Let’s take another look at the reconstructed images.

Original vs Reconstructed images
# Test the model
model2.eval()
testloader = torch.utils.data.DataLoader(testset, batch_size=10, shuffle=False)

with torch.no_grad():
    for images, _ in testloader:
        images = images.to(device)
        outputs, _, _ = model2(images)
        break

images = images.cpu()
outputs = outputs.cpu()

# Plot the original images and their reconstructions
fig, axs = plt.subplots(2, 10)
for i in range(10):
    axs[0, i].imshow(images[i].squeeze(), cmap='gray')
    axs[0, i].axis('off')
    axs[1, i].imshow(outputs[i].squeeze(), cmap='gray')
    axs[1, i].axis('off')

plt.tight_layout()
plt.show()

It seems like it’s doing worse, images are blurrier and 4’s don’t get reconstructed as well.

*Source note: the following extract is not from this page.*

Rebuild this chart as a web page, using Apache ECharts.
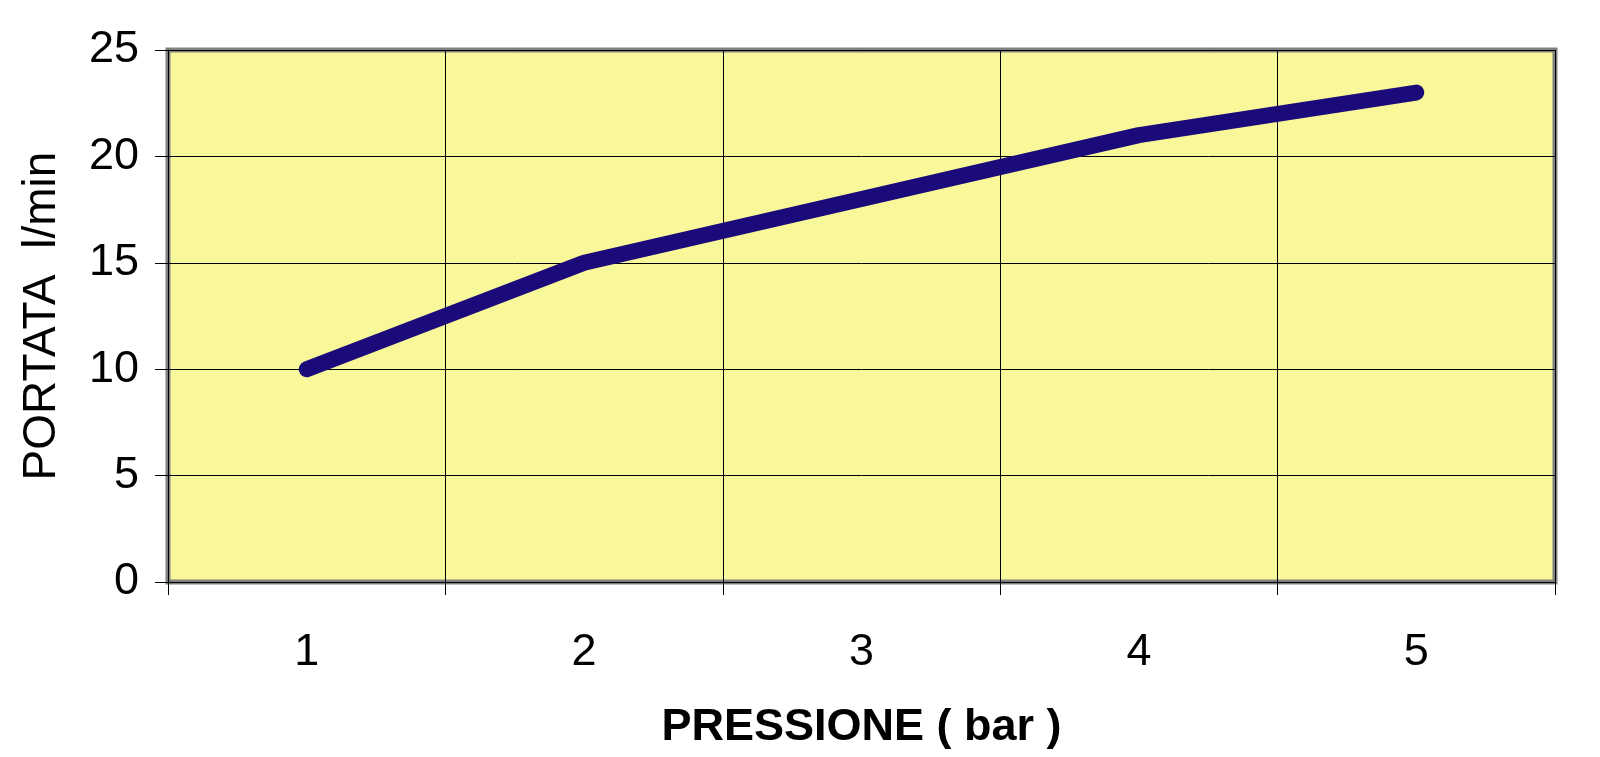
<!DOCTYPE html>
<html>
<head>
<meta charset="utf-8">
<style>html,body{margin:0;padding:0;background:#fff;}#c{width:1600px;height:757px;}</style>
<script src="https://cdn.jsdelivr.net/npm/echarts@6/dist/echarts.min.js"></script>
</head>
<body>
<div id="c"></div>
<script>
var categories = ['1', '2', '3', '4', '5'];
var portata = [10, 15, 18, 21, 23];
var xTitle = 'PRESSIONE ( bar )';
var yTitle = 'PORTATA  l/min';

var chart = echarts.init(document.getElementById('c'), null, {renderer: 'canvas'});
var font = 'Liberation Sans, Arial, sans-serif';
chart.setOption({
  animation: false,
  backgroundColor: '#ffffff',
  grid: {
    left: 168, right: 45, top: 50, bottom: 175,
    show: true, backgroundColor: '#F8F89A', borderColor: '#808080', borderWidth: 5
  },
  xAxis: {
    type: 'category',
    data: categories,
    boundaryGap: true,
    name: xTitle,
    nameLocation: 'middle',
    nameGap: 123,
    nameTextStyle: {fontFamily: font, fontSize: 45, fontWeight: 'bold', color: '#000'},
    axisLine: {show: true, lineStyle: {color: '#000', width: 1}},
    axisTick: {show: true, alignWithLabel: false, length: 13, lineStyle: {color: '#000', width: 1}},
    axisLabel: {fontFamily: font, fontSize: 45, color: '#000', margin: 48},
    splitLine: {show: true, lineStyle: {color: '#000', width: 1}}
  },
  yAxis: {
    type: 'value',
    min: 0, max: 25, interval: 5,
    name: yTitle,
    nameLocation: 'middle',
    nameGap: 103,
    nameRotate: 90,
    nameTextStyle: {fontFamily: font, fontSize: 46, color: '#000'},
    axisLine: {show: true, lineStyle: {color: '#000', width: 1}},
    axisTick: {show: true, length: 13, lineStyle: {color: '#000', width: 1}},
    axisLabel: {fontFamily: font, fontSize: 45, color: '#000', margin: 29},
    splitLine: {show: true, lineStyle: {color: '#000', width: 1}}
  },
  series: [{
    type: 'line',
    data: portata,
    symbol: 'none',
    lineStyle: {color: '#1B0A7A', width: 16, cap: 'round', join: 'round'}
  }]
});
</script>
</body>
</html>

Let’s take a look at the latent space to see if we can find any patterns.

Latent space
# Plot the latent space
testloader = torch.utils.data.DataLoader(testset, batch_size=200, shuffle=False)

with torch.no_grad():
    for images, labels in testloader:
        images = images.to(device)
        z = model2.encode(images, mode="deterministic")
        break
z = z.cpu()
labels = labels.cpu()

fig = plt.figure()
ax = fig.add_subplot(projection='3d')
for i in range(10):
    ax.scatter(z[labels == i, 2], z[labels == i, 1], z[labels == i, 0], label=f'Digit: {i}')

ax.set_xlabel('Latent dimension 3')
ax.set_ylabel('Latent dimension 2')
ax.set_zlabel('Latent dimension 1')
plt.legend(bbox_to_anchor=(0.5, -0.2), loc='upper center', fancybox=True, shadow=True, ncol=5)
plt.title('Latent space by labels')
plt.show()

We can observe that the latent space is not as clumped and no digits are significanly separated from the rest of the data. The data also seems to look very compact, which is a good if we want to use the data for a further machine learning task.

Another advantage of variational autoencoders is that a dimension of the latent space might convey some meaning as shown in this colab notebook by Reza Kalantar. (Note that the author confuses the dimensions of the latent space with the parameters of the distribution, which is not correct).


Autoencoders are a powerful tool for dimensionality reduction and data compression. They can be used for a variety of tasks, including anomaly detection, image compression, and feature extraction. They also show how flexible neural networks can be if defined properly. Hopefully this shows a glimpse into the power of neural networks and how they can be used for a variety of tasks.